Don’t Overlook It

When you consider a healthcare organization’s role in protecting patients, it’s easy to look at things from a high-level and miss out on some of the most critical protections an individual needs, expects and is owed.

For example, when I think about protecting patients, my mind goes directly to the reason behind their office visit, scheduled surgery, etc. My first thought is, “how is the provider or individual they sought out going to protect them?” Whether that be protection from the flu or a root canal, my mind immediately associates patient protection with their physical health.

This thinking isn’t wrong – of course, patients need to be protected from ailments, injuries, etc. but what else?

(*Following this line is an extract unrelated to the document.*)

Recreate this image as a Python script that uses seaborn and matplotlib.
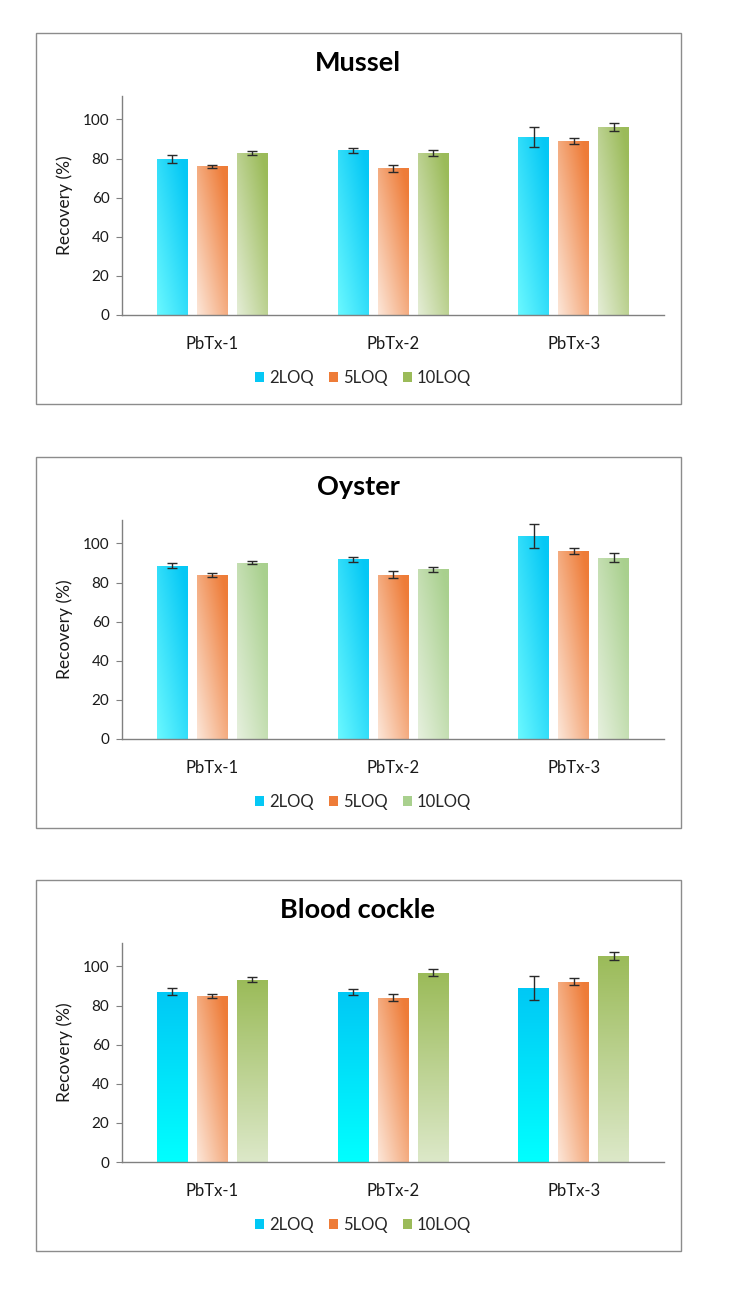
import numpy as np
import pandas as pd
import matplotlib
matplotlib.use("Agg")
import matplotlib.pyplot as plt
from matplotlib.patches import Rectangle, Patch
from matplotlib.colors import to_rgb
import seaborn as sns

sns.set_theme(style="white")
plt.rcParams['font.family'] = ['Lato', 'DejaVu Sans']

# ---------------- data ----------------
toxins = ["PbTx-1", "PbTx-2", "PbTx-3"]
levels = ["2LOQ", "5LOQ", "10LOQ"]
panels = ["Mussel", "Oyster", "Blood cockle"]

mussel_2loq = [79.7, 84.3, 91.0]
mussel_5loq = [76.0, 75.1, 88.9]
mussel_10loq = [82.8, 82.8, 96.1]
mussel_2loq_err = [1.9, 1.3, 5.0]
mussel_5loq_err = [0.8, 1.8, 1.7]
mussel_10loq_err = [1.1, 1.7, 2.2]

oyster_2loq = [88.7, 91.9, 103.9]
oyster_5loq = [84.0, 84.1, 96.3]
oyster_10loq = [90.2, 86.7, 92.8]
oyster_2loq_err = [1.2, 1.3, 6.0]
oyster_5loq_err = [1.1, 2.0, 1.6]
oyster_10loq_err = [0.9, 1.5, 2.2]

cockle_2loq = [87.1, 87.1, 89.1]
cockle_5loq = [85.0, 84.0, 92.2]
cockle_10loq = [93.2, 96.8, 105.5]
cockle_2loq_err = [1.7, 1.5, 6.0]
cockle_5loq_err = [1.0, 1.7, 1.9]
cockle_10loq_err = [1.2, 1.7, 2.1]

yticks = [0, 20, 40, 60, 80, 100]

panel_values = {
    "Mussel": ([mussel_2loq, mussel_5loq, mussel_10loq],
               [mussel_2loq_err, mussel_5loq_err, mussel_10loq_err]),
    "Oyster": ([oyster_2loq, oyster_5loq, oyster_10loq],
               [oyster_2loq_err, oyster_5loq_err, oyster_10loq_err]),
    "Blood cockle": ([cockle_2loq, cockle_5loq, cockle_10loq],
                     [cockle_2loq_err, cockle_5loq_err, cockle_10loq_err]),
}

# gradient colours: (dark, light, mode)
grad_colors = {
    "Mussel": [("#05C8F5", "#6AF8FF", "diag"), ("#EE7C38", "#FCE6D8", "diag"), ("#9BBB59", "#E4EDD6", "diag")],
    "Oyster": [("#05C8F5", "#6AF8FF", "diag"), ("#EE7C38", "#FCE6D8", "diag"), ("#A9D08E", "#E6F0DE", "diag")],
    "Blood cockle": [("#00C8F5", "#00FFFF", "vert"), ("#EE7C38", "#FCE6D8", "diag"), ("#9BBB59", "#DCE8C8", "vert")],
}

W, H = 730, 1291
fig = plt.figure(figsize=(W / 100, H / 100), dpi=100)

def fx(px):
    return px / W

def fy(py):
    return 1 - py / H

def gradient_image(dark, light, mode, n=64):
    u = np.linspace(0, 1, n)[None, :]
    v = np.linspace(1, 0, n)[:, None]  # row 0 = top
    if mode == "vert":
        t = np.repeat(v, n, axis=1)
    else:
        t = np.clip(0.55 * u + 0.55 * v, 0, 1)
    d = np.array(to_rgb(dark))
    l = np.array(to_rgb(light))
    img = l[None, None, :] * (1 - t[..., None]) + d[None, None, :] * t[..., None]
    return img

offsets = [0, 424, 847]
for pi, name in enumerate(panels):
    off = offsets[pi]
    # frame box
    fig.add_artist(Rectangle((fx(36), fy(404 + off)), fx(681) - fx(36), fy(33 + off) - fy(404 + off),
                             transform=fig.transFigure, fill=False, edgecolor="#8c8c8c", lw=1.0))
    ax = fig.add_axes([fx(122), fy(315 + off), fx(664) - fx(122), fy(96 + off) - fy(315 + off)])

    vals, errs = panel_values[name]
    rows = []
    for li, lev in enumerate(levels):
        for ti, tox in enumerate(toxins):
            rows.append({"toxin": tox, "level": lev, "value": vals[li][ti], "err": errs[li][ti]})
    df = pd.DataFrame(rows)

    pal = [c[0] for c in grad_colors[name]]
    sns.barplot(data=df, x="toxin", y="value", hue="level", order=toxins, hue_order=levels,
                palette=pal, errorbar=None, width=0.663, gap=0.23, ax=ax, legend=False,
                linewidth=0)

    bar_containers = list(ax.containers)
    for li, cont in enumerate(bar_containers):
        dark, light, mode = grad_colors[name][li]
        img = gradient_image(dark, light, mode)
        for ti, bar in enumerate(cont.patches):
            x0, y0 = bar.get_x(), bar.get_y()
            w, h = bar.get_width(), bar.get_height()
            im = ax.imshow(img, extent=[x0, x0 + w, y0, y0 + h], aspect="auto",
                           zorder=bar.get_zorder() + 0.1, interpolation="bilinear")
            im.set_clip_path(bar)
            ax.errorbar(x0 + w / 2, vals[li][ti], yerr=errs[li][ti], fmt="none",
                        ecolor="#2a2a2a", elinewidth=1.0, capsize=3.5, capthick=1.0, zorder=5)

    ax.set_xlim(-0.5, 2.5)
    ax.set_ylim(0, 112)
    ax.set_yticks(yticks)
    ax.set_yticklabels([str(t) for t in yticks], fontsize=11, color="#1a1a1a")
    ax.set_xticks(range(3))
    ax.set_xticklabels(toxins, fontsize=12, color="#1a1a1a")
    ax.tick_params(axis="x", length=0, pad=15)
    ax.tick_params(axis="y", length=4, width=0.8, color="#808080", direction="out", pad=5, left=True)
    ax.set_xlabel("")
    ax.set_ylabel("Recovery (%)", fontsize=12.5, color="#1a1a1a", labelpad=7)
    for s in ["top", "right"]:
        ax.spines[s].set_visible(False)
    for s in ["left", "bottom"]:
        ax.spines[s].set_color("#808080")
        ax.spines[s].set_linewidth(1.0)
    ax.set_facecolor("none")

    fig.text(fx(358), fy(63 + off), name, ha="center", va="center", fontsize=19.5,
             fontweight="bold", color="#000000")

    handles = [Patch(facecolor=grad_colors[name][i][0], edgecolor="none", label=levels[i]) for i in range(3)]
    fig.legend(handles=handles, loc="center", bbox_to_anchor=(fx(363), fy(378 + off)), ncol=3,
               frameon=False, fontsize=12, handlelength=0.55, handleheight=0.55,
               handletextpad=0.3, columnspacing=0.9)

fig.savefig("out.png", dpi=100)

What else could they possibly need a healthcare organization to protect them from?


There’s really no way or need to sugarcoat it. Cybercriminals are relentlessly targeting the healthcare industry for many reasons, all of which are out of the patient’s control. Let’s dissect that thought a bit.

Healthcare organizations have a rich supply of patient data. Medical records bring in big money on the dark web, making the value of targeting healthcare undeniable. But with that said, would a cybercriminal focus their efforts on breaching a healthcare organization if they were more difficult to breach? We can’t say for sure but considering the healthcare industry has a bad rap of being an easy target for cybercrime, it’s unlikely.

It’s Not All Their Fault…

In many instances, healthcare employees are not receiving adequate training in both HIPAA and cybersecurity.  Uneducated employees cannot be expected to follow the rules they don’t know exist, just as they can’t be expected to stop a phishing attempt when they don’t know how to spot a phishing email in the first place.

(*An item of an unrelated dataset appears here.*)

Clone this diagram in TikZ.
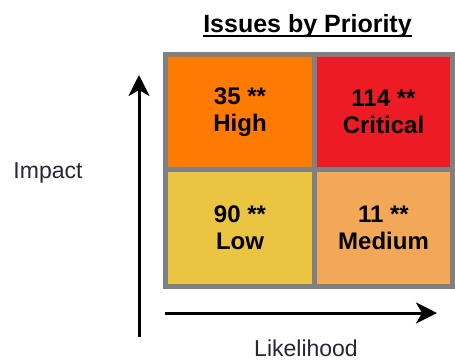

In addition, healthcare organizations often see frequent turnover, have outdated equipment/software, suffer inappropriate disposal errors, and more.

Don’t Close Your Eyes

Now, you can likely see why a data breach at a healthcare organization can put a patient at risk. That’s right – for reasons unrelated to their health, patients are at tremendous risk, because of their healthcare providers, or their provider’s vendors who have access to their medical information.

THIS is a huge problem that we, as an industry, can no longer ignore.

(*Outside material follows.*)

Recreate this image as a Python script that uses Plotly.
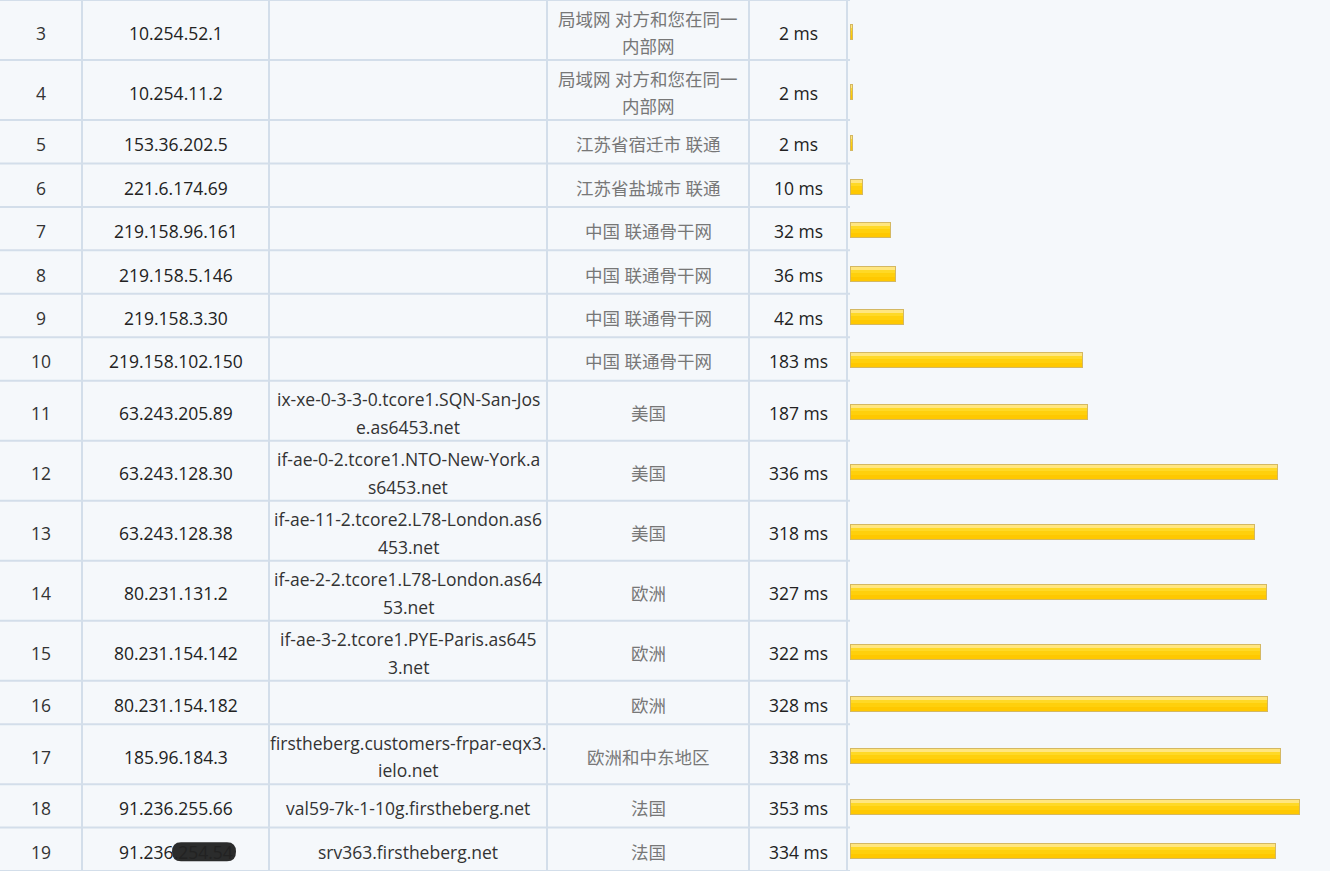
import plotly.graph_objects as go

# ---------------- data ----------------
hops = [3, 4, 5, 6, 7, 8, 9, 10, 11, 12, 13, 14, 15, 16, 17, 18, 19]
ips = ["10.254.52.1", "10.254.11.2", "153.36.202.5", "221.6.174.69",
       "219.158.96.161", "219.158.5.146", "219.158.3.30", "219.158.102.150",
       "63.243.205.89", "63.243.128.30", "63.243.128.38", "80.231.131.2",
       "80.231.154.142", "80.231.154.182", "185.96.184.3", "91.236.255.66",
       "91.236.254.54"]
hosts = ["", "", "", "", "", "", "", "",
         "ix-xe-0-3-3-0.tcore1.SQN-San-Jos\ne.as6453.net",
         "if-ae-0-2.tcore1.NTO-New-York.a\ns6453.net",
         "if-ae-11-2.tcore2.L78-London.as6\n453.net",
         "if-ae-2-2.tcore1.L78-London.as64\n53.net",
         "if-ae-3-2.tcore1.PYE-Paris.as645\n3.net",
         "",
         "firstheberg.customers-frpar-eqx3.\nielo.net",
         "val59-7k-1-10g.firstheberg.net",
         "srv363.firstheberg.net"]
locations = ["局域网 对方和您在同一\n内部网", "局域网 对方和您在同一\n内部网",
             "江苏省宿迁市 联通", "江苏省盐城市 联通",
             "中国 联通骨干网", "中国 联通骨干网", "中国 联通骨干网", "中国 联通骨干网",
             "美国", "美国", "美国", "欧洲", "欧洲", "欧洲",
             "欧洲和中东地区", "法国", "法国"]
latency_ms = [2, 2, 2, 10, 32, 36, 42, 183, 187, 336, 318, 327, 322, 328, 338, 353, 334]

# ---------------- layout constants ----------------
W, H = 1330, 871
COL_EDGES = [0, 82, 269, 547, 749, 847, 1330]
ROW_ONE = 43.45
ROW_TWO = 60.0
LINE_GAP = 27.5
TEXT_SHIFT = 2.5
BAR_X0 = 850
PX_PER_MS = 1.275
BAR_H = 16
BAR_SHIFT = 1.5
FONT = "Open Sans, Noto Sans CJK SC, sans-serif"
FSIZE = 17.5
BG = "#F5F8FB"
GRID = "#D3DEEA"

# row geometry
n_lines = [max(h.count("\n"), l.count("\n")) + 1 for h, l in zip(hosts, locations)]
heights = [ROW_TWO if n > 1 else ROW_ONE for n in n_lines]
edges = [0.0]
for h in heights:
    edges.append(edges[-1] + h)
centers = [(a + b) / 2 for a, b in zip(edges[:-1], edges[1:])]
col_centers = [(a + b) / 2 for a, b in zip(COL_EDGES[:-1], COL_EDGES[1:])]

fig = go.Figure()

# ---------------- bars (gradient via stacked overlays) ----------------
px = 1.0 / PX_PER_MS
bar_y = [c + BAR_SHIFT for c in centers]
layers = [
    # (top offset px, height px, color, inset)
    (0, 16, "#D4B862", False),
    (1, 14, "#FFC800", True),
    (1, 10, "#FFD00C", True),
    (1, 6, "#FFD926", True),
    (1, 3, "#FFE680", True),
]
for top, hgt, col, inset in layers:
    off = -BAR_H / 2 + top
    if inset:
        xs = [max(v - 2 * px, 0.3 * px) for v in latency_ms]
        base = [px] * len(latency_ms)
    else:
        xs = latency_ms
        base = [0] * len(latency_ms)
    fig.add_trace(go.Bar(
        x=xs, y=bar_y, base=base, orientation="h",
        width=hgt, offset=off,
        marker=dict(color=col, line=dict(width=0)),
        xaxis="x2", yaxis="y", hoverinfo="skip", showlegend=False,
    ))

# ---------------- grid lines ----------------
shapes = []
for e in edges:
    shapes.append(dict(type="line", xref="x", yref="y", x0=0, x1=W, y0=e, y1=e,
                       line=dict(color=GRID, width=2), layer="below"))
for cx in COL_EDGES[1:-1]:
    shapes.append(dict(type="line", xref="x", yref="y", x0=cx, x1=cx, y0=0, y1=H,
                       line=dict(color=GRID, width=2), layer="below"))

# ---------------- cell text ----------------
annotations = []
colors = ["#333333", "#222222", "#333333", "#777777", "#222222"]
for i in range(len(hops)):
    cells = [str(hops[i]), ips[i], hosts[i], locations[i], f"{latency_ms[i]} ms"]
    for j, txt in enumerate(cells):
        if not txt:
            continue
        lines = txt.split("\n")
        n = len(lines)
        for k, ln in enumerate(lines):
            y = centers[i] + TEXT_SHIFT + (k - (n - 1) / 2) * LINE_GAP
            annotations.append(dict(
                x=col_centers[j], y=y, xref="x", yref="y", text=ln,
                showarrow=False, xanchor="center", yanchor="middle",
                font=dict(family=FONT, size=FSIZE, color=colors[j]),
            ))

# redaction smudge over the last IP (as in the source screenshot)
last = len(hops) - 1
yc = centers[last] + TEXT_SHIFT
shapes.append(dict(
    type="path", xref="x", yref="y", layer="above",
    path=(f"M 181,{yc-9.5} L 227,{yc-9.5} Q 236,{yc-9.5} 236,{yc} "
          f"Q 236,{yc+9.5} 227,{yc+9.5} L 181,{yc+9.5} Q 172,{yc+9.5} 172,{yc} "
          f"Q 172,{yc-9.5} 181,{yc-9.5} Z"),
    fillcolor="#151515", opacity=0.9, line=dict(width=0),
))

fig.update_layout(
    width=W, height=H, margin=dict(l=0, r=0, t=0, b=0),
    paper_bgcolor=BG, plot_bgcolor=BG,
    barmode="overlay", bargap=0,
    shapes=shapes, annotations=annotations,
    xaxis=dict(range=[0, W], visible=False, fixedrange=True),
    xaxis2=dict(domain=[BAR_X0 / W, 1], range=[0, (W - BAR_X0) / PX_PER_MS],
                visible=False, fixedrange=True, anchor="y"),
    yaxis=dict(range=[H, 0], visible=False, fixedrange=True),
    showlegend=False,
)

fig.write_html("out.html", config={"displayModeBar": False},
               post_script="document.body.style.margin='0';document.body.style.overflow='hidden';")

Whether you’re a Covered Entity or a Business Associate, you have an obligation to protect the patient data you come into contact with; and patients deserve to have their data properly protected.

As a society, we are becoming conditioned to “expect” that we will be involved in a data breach. This is not only a bad thing for us as individuals but a bad thing for businesses. Knowing that breaches have become so commonplace that we will likely be involved in one, AND there’s a good chance that breach will not be caused by our own doing, is unsettling, to say the least.

Time for Change

Hopefully, as the issues surrounding cybersecurity continue to be brought to light in 2020, consumers will see the importance of protecting their data as best as they can, and thus, choose to work with businesses that they know are doing everything in their power to protect their data.

If a patient came to you with concerns about how their data was being protected – would you feel confident in your responses? Are you doing everything possible to protect patient data? If not, now is the time to make changes, not only to protect your organization from being breached but your patients as well.